STORED DATA:
■ ■ ■ ■ ■

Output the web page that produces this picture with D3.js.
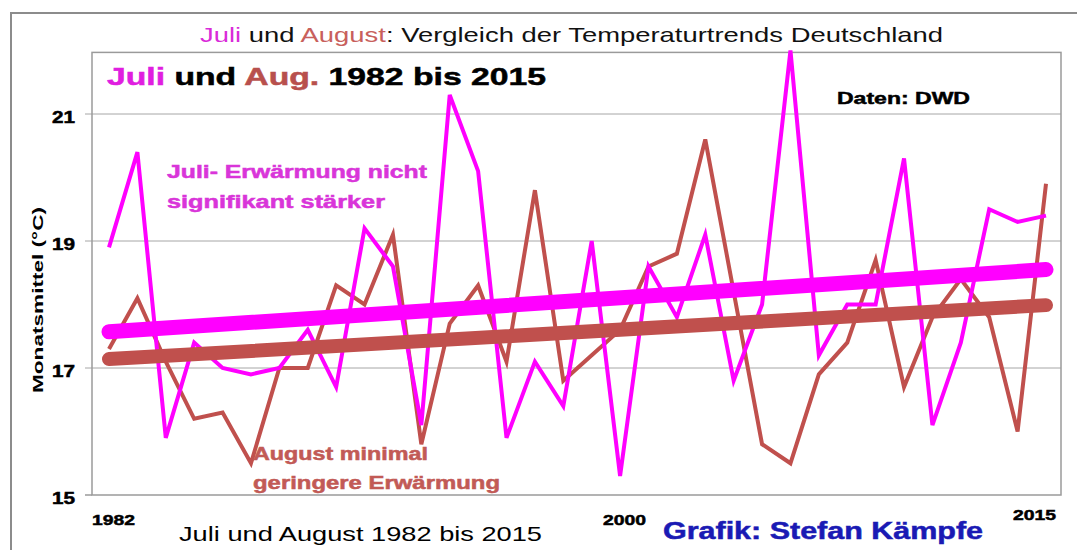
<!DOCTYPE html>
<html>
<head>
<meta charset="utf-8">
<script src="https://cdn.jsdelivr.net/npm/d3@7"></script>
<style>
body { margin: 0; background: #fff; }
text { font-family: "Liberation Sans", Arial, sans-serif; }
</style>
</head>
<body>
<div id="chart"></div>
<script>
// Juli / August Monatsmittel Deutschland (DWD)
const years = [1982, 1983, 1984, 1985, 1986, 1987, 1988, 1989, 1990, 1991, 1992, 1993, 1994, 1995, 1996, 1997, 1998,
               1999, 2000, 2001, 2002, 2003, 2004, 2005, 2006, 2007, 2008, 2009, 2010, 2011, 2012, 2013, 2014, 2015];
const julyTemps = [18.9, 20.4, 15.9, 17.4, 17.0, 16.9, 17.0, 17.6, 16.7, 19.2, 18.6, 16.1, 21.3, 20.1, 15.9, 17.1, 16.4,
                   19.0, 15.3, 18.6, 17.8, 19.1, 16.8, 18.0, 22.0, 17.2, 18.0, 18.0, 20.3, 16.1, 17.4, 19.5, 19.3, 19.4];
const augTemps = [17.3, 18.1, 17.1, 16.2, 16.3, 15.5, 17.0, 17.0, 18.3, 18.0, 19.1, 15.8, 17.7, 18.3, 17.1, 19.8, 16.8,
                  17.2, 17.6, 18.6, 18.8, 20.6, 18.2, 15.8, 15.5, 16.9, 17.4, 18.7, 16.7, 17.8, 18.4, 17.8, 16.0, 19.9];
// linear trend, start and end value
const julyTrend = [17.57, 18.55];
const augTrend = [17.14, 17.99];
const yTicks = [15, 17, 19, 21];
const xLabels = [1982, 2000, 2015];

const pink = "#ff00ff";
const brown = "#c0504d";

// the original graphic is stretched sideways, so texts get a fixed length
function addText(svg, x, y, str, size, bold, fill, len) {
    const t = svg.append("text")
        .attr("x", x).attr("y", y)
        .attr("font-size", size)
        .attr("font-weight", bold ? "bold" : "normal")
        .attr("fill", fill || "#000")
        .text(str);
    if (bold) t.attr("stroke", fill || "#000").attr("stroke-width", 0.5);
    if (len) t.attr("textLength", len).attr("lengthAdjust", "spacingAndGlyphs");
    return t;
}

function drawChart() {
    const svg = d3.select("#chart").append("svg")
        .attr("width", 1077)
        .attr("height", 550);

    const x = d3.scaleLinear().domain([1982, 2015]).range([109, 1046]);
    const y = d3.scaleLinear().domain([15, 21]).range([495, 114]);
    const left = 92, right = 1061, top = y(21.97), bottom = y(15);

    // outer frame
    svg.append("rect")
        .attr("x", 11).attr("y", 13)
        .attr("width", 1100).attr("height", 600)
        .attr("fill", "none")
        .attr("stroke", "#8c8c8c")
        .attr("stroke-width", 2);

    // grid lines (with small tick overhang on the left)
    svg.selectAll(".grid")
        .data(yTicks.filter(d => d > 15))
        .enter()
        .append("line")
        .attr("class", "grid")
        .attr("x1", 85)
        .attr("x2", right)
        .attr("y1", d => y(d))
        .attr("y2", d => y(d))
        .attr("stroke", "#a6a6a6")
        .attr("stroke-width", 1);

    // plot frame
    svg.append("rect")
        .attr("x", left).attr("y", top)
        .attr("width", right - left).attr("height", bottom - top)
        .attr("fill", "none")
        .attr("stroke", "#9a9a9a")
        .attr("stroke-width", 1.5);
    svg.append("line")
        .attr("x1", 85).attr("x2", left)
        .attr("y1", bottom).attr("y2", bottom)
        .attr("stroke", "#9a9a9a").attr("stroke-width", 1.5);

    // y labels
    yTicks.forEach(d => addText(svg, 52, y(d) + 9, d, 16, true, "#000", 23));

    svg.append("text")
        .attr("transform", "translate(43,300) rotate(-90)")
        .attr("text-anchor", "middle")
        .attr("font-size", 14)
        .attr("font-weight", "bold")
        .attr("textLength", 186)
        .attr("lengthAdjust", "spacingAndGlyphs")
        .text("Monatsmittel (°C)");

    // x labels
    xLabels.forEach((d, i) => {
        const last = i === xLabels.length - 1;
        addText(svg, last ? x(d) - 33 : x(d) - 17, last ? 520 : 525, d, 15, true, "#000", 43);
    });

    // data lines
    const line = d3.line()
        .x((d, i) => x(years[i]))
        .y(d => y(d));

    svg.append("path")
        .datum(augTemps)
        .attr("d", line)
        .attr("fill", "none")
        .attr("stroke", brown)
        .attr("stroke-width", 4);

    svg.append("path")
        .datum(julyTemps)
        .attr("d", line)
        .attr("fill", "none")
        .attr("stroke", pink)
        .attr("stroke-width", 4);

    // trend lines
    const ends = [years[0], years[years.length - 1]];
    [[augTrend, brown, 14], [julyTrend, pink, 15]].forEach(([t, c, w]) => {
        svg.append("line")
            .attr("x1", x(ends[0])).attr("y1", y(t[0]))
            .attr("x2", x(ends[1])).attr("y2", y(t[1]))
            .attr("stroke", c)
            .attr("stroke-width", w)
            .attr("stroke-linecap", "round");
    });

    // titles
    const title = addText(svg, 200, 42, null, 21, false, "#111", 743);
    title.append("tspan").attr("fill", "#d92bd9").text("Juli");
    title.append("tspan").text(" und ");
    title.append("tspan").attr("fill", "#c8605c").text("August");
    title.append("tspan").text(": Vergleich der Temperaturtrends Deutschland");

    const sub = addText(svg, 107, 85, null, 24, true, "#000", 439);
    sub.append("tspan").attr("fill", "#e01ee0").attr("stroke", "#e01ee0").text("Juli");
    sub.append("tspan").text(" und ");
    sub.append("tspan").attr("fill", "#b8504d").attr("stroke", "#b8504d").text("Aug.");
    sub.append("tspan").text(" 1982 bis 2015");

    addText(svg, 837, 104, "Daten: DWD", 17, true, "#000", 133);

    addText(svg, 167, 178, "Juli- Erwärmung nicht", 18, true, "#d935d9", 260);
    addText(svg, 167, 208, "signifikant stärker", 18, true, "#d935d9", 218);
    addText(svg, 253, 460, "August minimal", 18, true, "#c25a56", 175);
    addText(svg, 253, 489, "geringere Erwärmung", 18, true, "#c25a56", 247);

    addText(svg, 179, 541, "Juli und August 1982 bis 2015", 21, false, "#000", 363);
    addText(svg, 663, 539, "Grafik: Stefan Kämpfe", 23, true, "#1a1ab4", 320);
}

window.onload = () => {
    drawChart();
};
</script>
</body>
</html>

■ ■ ■ ■ ■

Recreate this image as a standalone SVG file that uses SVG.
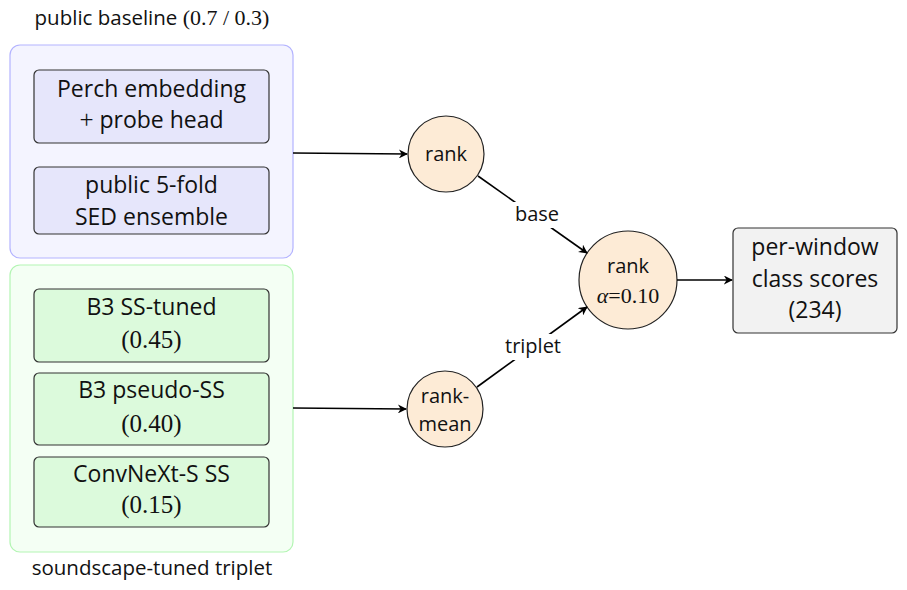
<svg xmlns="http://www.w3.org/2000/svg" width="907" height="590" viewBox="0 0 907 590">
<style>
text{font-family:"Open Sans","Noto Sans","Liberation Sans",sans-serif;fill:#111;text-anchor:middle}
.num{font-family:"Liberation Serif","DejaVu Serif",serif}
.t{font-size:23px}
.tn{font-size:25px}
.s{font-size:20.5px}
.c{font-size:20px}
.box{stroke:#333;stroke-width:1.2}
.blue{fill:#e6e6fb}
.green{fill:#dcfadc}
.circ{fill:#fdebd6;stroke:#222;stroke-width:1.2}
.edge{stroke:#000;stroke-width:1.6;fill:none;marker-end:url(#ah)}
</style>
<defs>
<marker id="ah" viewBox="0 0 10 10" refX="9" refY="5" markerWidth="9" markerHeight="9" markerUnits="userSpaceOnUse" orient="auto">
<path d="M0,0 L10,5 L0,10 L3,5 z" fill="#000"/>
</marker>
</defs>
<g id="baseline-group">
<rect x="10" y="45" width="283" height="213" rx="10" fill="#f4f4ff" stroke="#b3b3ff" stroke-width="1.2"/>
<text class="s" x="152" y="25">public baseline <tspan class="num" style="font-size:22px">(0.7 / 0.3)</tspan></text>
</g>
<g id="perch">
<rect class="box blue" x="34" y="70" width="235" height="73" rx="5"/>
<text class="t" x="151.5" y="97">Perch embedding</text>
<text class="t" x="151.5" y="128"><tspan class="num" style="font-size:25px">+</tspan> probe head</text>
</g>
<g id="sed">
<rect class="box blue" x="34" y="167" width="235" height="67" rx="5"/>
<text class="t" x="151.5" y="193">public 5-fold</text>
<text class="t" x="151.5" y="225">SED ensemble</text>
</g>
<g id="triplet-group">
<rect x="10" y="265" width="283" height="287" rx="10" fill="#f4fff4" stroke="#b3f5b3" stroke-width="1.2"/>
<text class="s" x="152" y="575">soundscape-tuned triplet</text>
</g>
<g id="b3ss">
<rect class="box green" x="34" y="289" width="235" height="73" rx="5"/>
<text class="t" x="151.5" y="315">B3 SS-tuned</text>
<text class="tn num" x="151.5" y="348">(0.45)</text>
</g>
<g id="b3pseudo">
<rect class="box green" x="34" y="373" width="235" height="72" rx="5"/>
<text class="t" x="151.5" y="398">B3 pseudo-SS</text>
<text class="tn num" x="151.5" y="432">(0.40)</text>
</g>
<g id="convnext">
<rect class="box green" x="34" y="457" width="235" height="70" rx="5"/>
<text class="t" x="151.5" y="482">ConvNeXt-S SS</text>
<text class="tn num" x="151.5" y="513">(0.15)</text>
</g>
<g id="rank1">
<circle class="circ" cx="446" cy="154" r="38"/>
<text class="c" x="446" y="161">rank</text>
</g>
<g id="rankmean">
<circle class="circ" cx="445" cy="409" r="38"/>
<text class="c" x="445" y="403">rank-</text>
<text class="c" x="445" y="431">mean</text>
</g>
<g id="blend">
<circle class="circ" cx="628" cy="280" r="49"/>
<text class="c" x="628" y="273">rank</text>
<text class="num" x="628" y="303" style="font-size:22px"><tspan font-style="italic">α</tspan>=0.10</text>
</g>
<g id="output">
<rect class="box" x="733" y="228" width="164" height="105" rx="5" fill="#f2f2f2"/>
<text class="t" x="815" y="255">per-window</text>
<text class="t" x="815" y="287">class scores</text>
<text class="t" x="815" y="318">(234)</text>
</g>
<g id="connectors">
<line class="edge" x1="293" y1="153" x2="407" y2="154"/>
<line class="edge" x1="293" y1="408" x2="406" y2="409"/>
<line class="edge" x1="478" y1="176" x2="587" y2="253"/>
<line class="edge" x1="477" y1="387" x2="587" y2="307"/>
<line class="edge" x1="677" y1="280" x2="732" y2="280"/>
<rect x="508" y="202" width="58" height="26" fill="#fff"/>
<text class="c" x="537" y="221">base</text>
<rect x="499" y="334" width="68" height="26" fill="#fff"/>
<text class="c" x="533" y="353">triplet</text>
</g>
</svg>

■ ■ ■ ■ ■

CHALLENGE:
Using the data above, copy each line that contains "this".

EXERCISE ANSWER:
Output the web page that produces this picture with D3.js.
Recreate this image as a standalone SVG file that uses SVG.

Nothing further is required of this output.